What partition layout would you choose for a total of just 16GB?

Are there any additional recommended steps to prevent unnecessary stress on a lame MLC SSD (Asus used a really slow and crappy SSD in those early EeePCs)?


----------



## SirDice (Aug 24, 2011)

The standard installation of 9.0 currently installs a swap partition and one big root partition. It has no other partitions. This may or may not change when the release comes.


----------



## MasterOne (Aug 24, 2011)

I guess that makes the most sense, to only have swap + root partitions, either when storage space is limited, or generally for workstation / laptop / netbook use, and when installing a server or for other purposes one can always decide to split into more partitions.


----------



## phoenix (Aug 24, 2011)

I'd recommend creating at the very least a separate /home partition/filesystem.  That way, if you ever need to re-install the OS, or what to use a different Unix-like OS, you don't lose all your personal data.
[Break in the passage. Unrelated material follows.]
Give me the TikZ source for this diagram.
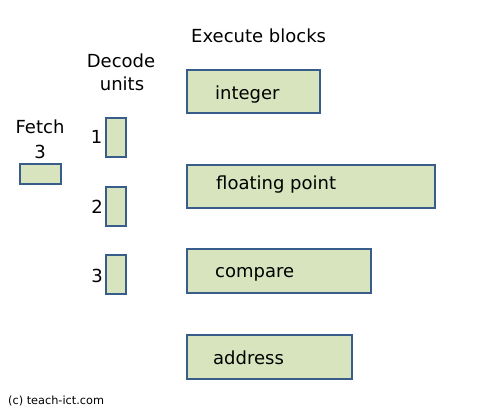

With a 16 GB disk and 1 GB of RAM, I'd suggest something like:

6 GB for /
8 GB for /home
1 GB for swap
1 GB unallocated to allow extra space for wear-levelling of the SSD


----------



## MasterOne (Aug 25, 2011)

Good point, although it would be quite easy to backup just the /home folder for a reinstall.

I am not quite sure if such a SSD can put unallocated space to use for wear-leveling, I thought that's a kind of low level magic with unavailable sectors for normal use, if at all. That way, 1 GB would just sit there unused.

There is not much going on with that netbook, just some web surfing, music listening and video watching, so I never had the problem of 16GB not being enough storage (it's still in use with an older Ubuntu Netbook Edition). Not sure if 1 or 2 GB of swap are appropriate in that case.


----------